L'Empire ottoman a toujours été obsédé par le Maroc. Après son occupation de l’actuelle Algérie vers 1518, le Sultanat turc lorgnait le royaume chérifien, parvenant finalement à sceller une alliance durant le règne wattasside. Durant le XVIème siècle, la chute de cette dynastie, remplacée par les Saadiens, inquiète Constantinople. Le royaume est alors témoin de plusieurs tentatives menées par les Ottomans pour l’inclure dans leurs conquêtes nord-africaines.
Des tentatives qui se heurtèrent au grand rejet de Mohammed ech-Cheikh (1554 - 1557), premier sultan de la dynastie saadienne. Et cette hostilité commence dès la conquête de Fès, en 1549, qui signera le premier acte de décès de la dynastie Wattasside. Car, quelques années plus tard, Fès est alors reconquise par les Wattasides, soutenues par leurs alliés d’hier. Les Ottomans pensaient en fait que cette décision intimiderait Mohammed ech-Cheikh.
Dans son livre «A History of the Maghreb in the Islamic Period» (Editions Cambridge University Press, 1987), Jamil M. Abun-Nasr rappelle qu'en janvier 1552, une lettre envoyée à Mohammed ech-Cheikh par les Ottomans «semble indiquer que le gouvernement ottoman espérait encore pouvoir amener le sultan saadien à reconnaître la suzeraineté du sultan ottoman par la diplomatie».
La brève conquête de Fès et restauration de la dynastie wattasside par les Turcs
La lettre des Ottomans n'était pas d'un grand intérêt pour les Saadiens, qui ne montrent aucun intérêt à coopérer avec les Turcs. La réaction du nouveau sultan du Maroc pousse ainsi l’Empire ottoman à opter pour la conquête militaire. Il fait ainsi appel au corsaire et amiral ottoman Salah Rais, pour occuper Fès.
En juin 1557, les Ottomans dépêchent un ambassadeur au Maroc pour rencontrer le sultan saadien. Les Turcs exigent ainsi que Mohammed ech-Cheikh «fasse prononcer la prière dans les mosquées au nom du sultan ottoman» et que son image figure sur la monnaie du royaume.
Bataille d'Oued Al Makhazin,
connue aussi sous le nom de bataille des trois rois.
En colère, le sultan saadien réunit son armée et reprend Fès dès septembre de la même année. Il commence ainsi à préparer sa vengeance. Immédiatement après la reprise de Fès, Mohammed ech-Cheikh «entame des négociations» avec l'Espagne, qui prévoyait déjà de chasser complètement les Ottomans du Maghreb.

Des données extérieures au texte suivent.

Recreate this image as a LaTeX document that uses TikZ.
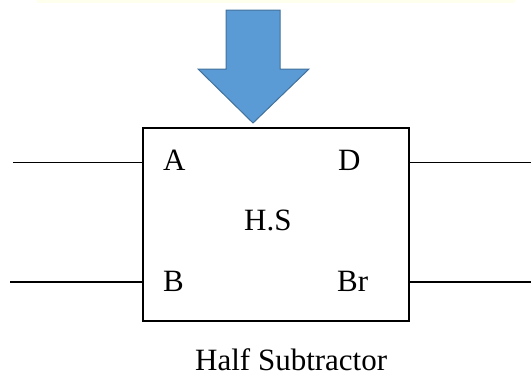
\documentclass[tikz,border=0pt]{standalone}
\usepackage{fontspec}
\setmainfont{Liberation Serif}
\usepackage{xcolor}
\definecolor{arrowfill}{HTML}{5B9BD5}
\definecolor{arrowedge}{HTML}{41719C}
\definecolor{paleyellow}{HTML}{FFFFEE}

\begin{document}
\begin{tikzpicture}[x=1pt, y=-1pt,
  every node/.style={font=\fontsize{31}{37}\selectfont, inner sep=0pt},
  lbl/.style={anchor=base west},
  wire/.style={line width=1.2pt},
  block/.style={draw, line width=2pt, minimum width=266pt, minimum height=193pt},
]
  \useasboundingbox (0,0) rectangle (531,378);
  \fill[paleyellow] (37,0) rectangle (515,2.5);

  % big arrow into the block
  \filldraw[fill=arrowfill, draw=arrowedge, line width=1pt]
    (226,10) -- (280,10) -- (280,69) -- (309,69) -- (253,123)
    -- (198,69) -- (226,69) -- cycle;

  \node[block] (HS) at (276,224.5) {};

  \node[lbl] (A)  at (163,170)   {A};
  \node[lbl] (D)  at (338,170)   {D};
  \node[lbl] (B)  at (163,291.7) {B};
  \node[lbl] (Br) at (337,291.7) {Br};
  \node[lbl] (name) at (244,230.7) {H.S};
  \node[lbl] (caption) at (195,370.5) {Half Subtractor};

  \coordinate (inA)  at (13,162.7);
  \coordinate (inB)  at (10,282);
  \coordinate (outD) at (531,162.7);
  \coordinate (outBr) at (531,282);

  \draw[wire] (inA) -- (inA -| HS.west);
  \draw[wire] (inB) -- (inB -| HS.west);
  \draw[wire] (HS.east |- outD) -- (outD);
  \draw[wire] (HS.east |- outBr) -- (outBr);
\end{tikzpicture}
\end{document}
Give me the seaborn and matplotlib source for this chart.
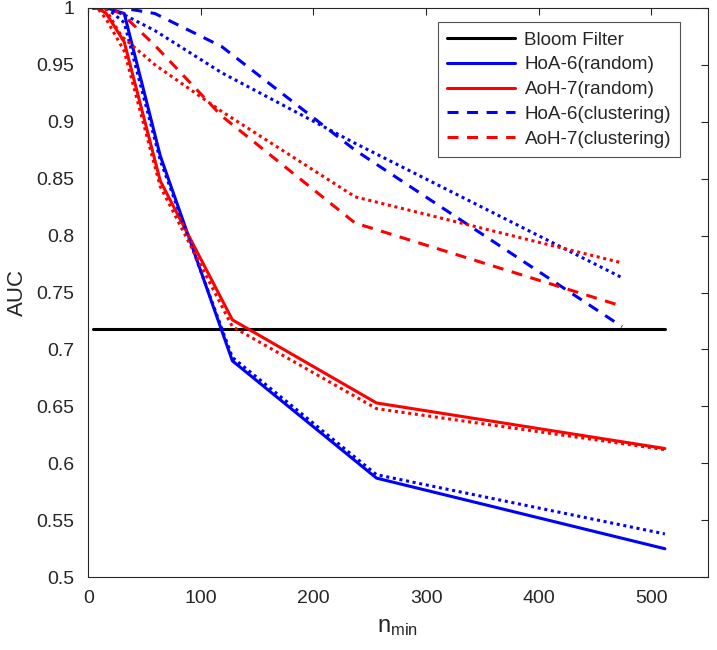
import numpy as np
import pandas as pd
import matplotlib
matplotlib.use("Agg")
import matplotlib.pyplot as plt
import seaborn as sns

# n_min values (random sampling) and the shifted values used for clustering
n_min = [4, 8, 16, 32, 64, 128, 256, 512]
n_min_clust = [3.7, 7.4, 14.8, 29.6, 59.2, 118.5, 237, 474]

bloom_auc = [0.718, 0.718, 0.718, 0.718, 0.718, 0.718, 0.718, 0.718]
hoa6_random = [1.0, 1.0, 1.0, 0.995, 0.870, 0.690, 0.587, 0.525]
aoh7_random = [1.0, 1.0, 0.995, 0.970, 0.848, 0.726, 0.653, 0.613]
hoa6_random_dot = [1.0, 1.0, 1.0, 0.987, 0.866, 0.693, 0.590, 0.538]
aoh7_random_dot = [1.0, 1.0, 0.99, 0.962, 0.843, 0.720, 0.648, 0.612]

hoa6_clust = [1.0, 1.0, 1.0, 1.0, 0.995, 0.966, 0.875, 0.720]
aoh7_clust = [1.0, 1.0, 1.0, 0.995, 0.967, 0.905, 0.811, 0.738]
hoa6_clust_dot = [1.0, 1.0, 1.0, 0.995, 0.980, 0.943, 0.881, 0.763]
aoh7_clust_dot = [1.0, 1.0, 1.0, 0.975, 0.950, 0.909, 0.834, 0.776]

sns.set_style("white")
plt.rcParams["font.family"] = ["Liberation Sans", "DejaVu Sans"]
plt.rcParams["mathtext.fontset"] = "custom"
plt.rcParams["mathtext.rm"] = "Liberation Sans"

fig = plt.figure(figsize=(7.17, 6.5), dpi=100)
ax = fig.add_axes([0.123, 0.112, 0.864, 0.876])

lw = 2.2
dash = (0, (3.6, 2.8))
dot = (0, (1, 1.2))

series = [
    (n_min, bloom_auc, "black", "-", "Bloom Filter"),
    (n_min, hoa6_random, "#0000ff", "-", "HoA-6(random)"),
    (n_min, aoh7_random, "#ff0000", "-", "AoH-7(random)"),
    (n_min_clust, hoa6_clust, "#0000ff", dash, "HoA-6(clustering)"),
    (n_min_clust, aoh7_clust, "#ff0000", dash, "AoH-7(clustering)"),
    (n_min, hoa6_random_dot, "#0000ff", dot, None),
    (n_min, aoh7_random_dot, "#ff0000", dot, None),
    (n_min_clust, hoa6_clust_dot, "#0000ff", dot, None),
    (n_min_clust, aoh7_clust_dot, "#ff0000", dot, None),
]

handles = []
for xs, ys, c, ls, name in series:
    sns.lineplot(x=xs, y=ys, ax=ax, color=c, linestyle=ls, linewidth=lw,
                 legend=False, errorbar=None, sort=False)
    if name is not None:
        handles.append((ax.lines[-1], name))

ax.set_xlim(0, 550)
ax.set_ylim(0.5, 1.0)
ax.set_xticks([0, 100, 200, 300, 400, 500])
ax.set_yticks([0.5, 0.55, 0.6, 0.65, 0.7, 0.75, 0.8, 0.85, 0.9, 0.95, 1.0])
ax.set_yticklabels(["0.5", "0.55", "0.6", "0.65", "0.7", "0.75", "0.8",
                    "0.85", "0.9", "0.95", "1"])
ax.tick_params(direction="in", length=5, width=0.8, top=True, right=True,
               labelsize=14, colors="#262626", labelcolor="#262626", pad=9)
ax.tick_params(axis="y", pad=10)
for sp in ax.spines.values():
    sp.set_color("#262626")
    sp.set_linewidth(0.8)

ax.set_xlabel(r"$\mathregular{n_{min}}$", fontsize=17, color="#262626",
              labelpad=7)
ax.set_ylabel("AUC", fontsize=16, color="#262626", labelpad=6)

leg = ax.legend([h for h, _ in handles], [n for _, n in handles],
                loc="upper right", bbox_to_anchor=(0.956, 0.975),
                borderaxespad=0, fontsize=13.6, frameon=True, fancybox=False,
                handlelength=3.6, borderpad=0.5, labelspacing=0.4,
                handletextpad=0.5)
leg.get_frame().set_edgecolor("#262626")
leg.get_frame().set_linewidth(0.8)

fig.savefig("out.png", dpi=100)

Devant l’émissaire turc, Mohammed ech-Cheikh peste et jure, menaçant de conquérir l’Algérie et la Tunisie et d’arriver jusqu’en Egypte avant de rencontrer l’armée ottomane. Des menaces qui pousseront le Sultanat turc à se débarrasser du sultan saadien. En tournée dans l’Atlas, la même année, il est alors assassiné par l’officier qui commandait sa garde personnelle, sur ordre d’Hassan Pacha, nouveau Beylerbey de la régence d'Alger.
Un obsession qui perdure, même avec la chute des Saadiens
Et l’obsession de la Sublime Porte pour conquérir le Maroc ne s’arrête pas. Avec le décès d’Abdallah Al Ghalib et la montée sur le trône de son fils Mohammed Al Moutawwakil Al Maslûkh, l’Empire ottoman soutient alors Abd Al Malik et Ahmad Al Mansour, frère d’Abdallah Al Ghalib et prétendants au trône.
En mars 1576, une guerre fratricide entre Saadiens se déclenche, avec une première bataille à proximité de Fès. Historiquement appelée Bataille d’A Rukn, elle opposera le camp saadien du sultan Mohammad Al Moutawwakil et l’armée ottomane menée par son oncle Abd Al Malik et se soldera par la défaite du premier.
L' obsession ottomane pour le Maroc ne cessera jamais. Même durant les premières années de l'ère alaouite, les Turcs soutiendront Raïs Lakhdar Ghaïlan et la famille des Naqsis, au nord-ouest du Maroc, pour maintenir le royaume divisé après la chute de la dynastie saadienne.